If all of your pages have the same title and meta description, your site also won’t have sitelinks because it’s showing up in Google as the same page.
Google also won’t show sitelinks for pages that have little content, no text or useless information.
In addition, sitelinks come from high natural search traffic, strong click through rates and popular internal pages will also appear as sitelinks. If you have unique titles and meta descriptions, these will also show underneath a main page. While this is all speculative, Google typically wants sites to display this type of information when it chooses sitelinks.
First, you want to create structured navigation using HTML5 and CSS as a way to create menus to have the best appearance.
Secondly, you should organize your navigation to give logical destinations that visitors will choose frequently. However, you don’t want to overwhelm users and show off too many links. The main navigation items are things that users want to see. To get sitelinks in Google, you should have a number of different pages that they will actually want to visit.
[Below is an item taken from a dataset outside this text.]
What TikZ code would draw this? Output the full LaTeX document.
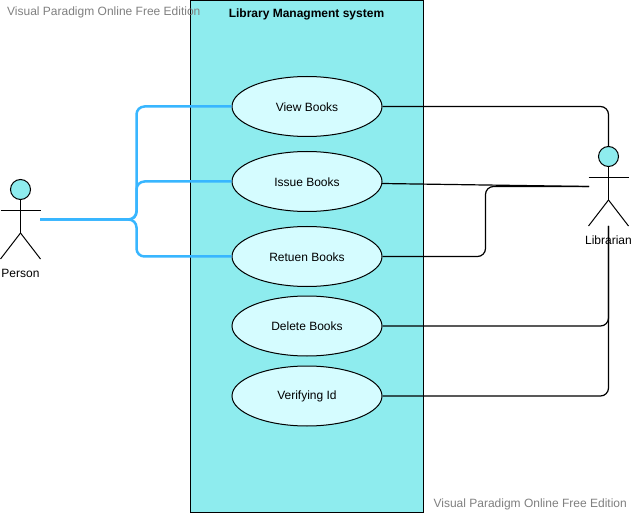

Websites should also have a unique name. If the name is too generic, then click through rates won’t be very good for natural search. The user may also have too many decisions and too many similarly named sites. Google isn’t likely to provide sitelinks for a site that has average results for a particular search term.
As stated earlier, unique meta descriptions and title tags go a long way especially for home pages and the pages that are linked on the main page. If you want to improve readership and get more popular pages turned into sitelinks, then you need to avoid misleading or generic information.
Sites also have to be useful and provide interesting information to users. If the information isn’t what the user is looking for, that’s all right, but you have to provide outbound links for the site or the visitor may jump to another site rather than going back to the site results. Remember Google is able to tell if a search bounces back to the search results. If you do have a high bounce rate, then your site’s reputation won’t be good enough to get sitelinks as well.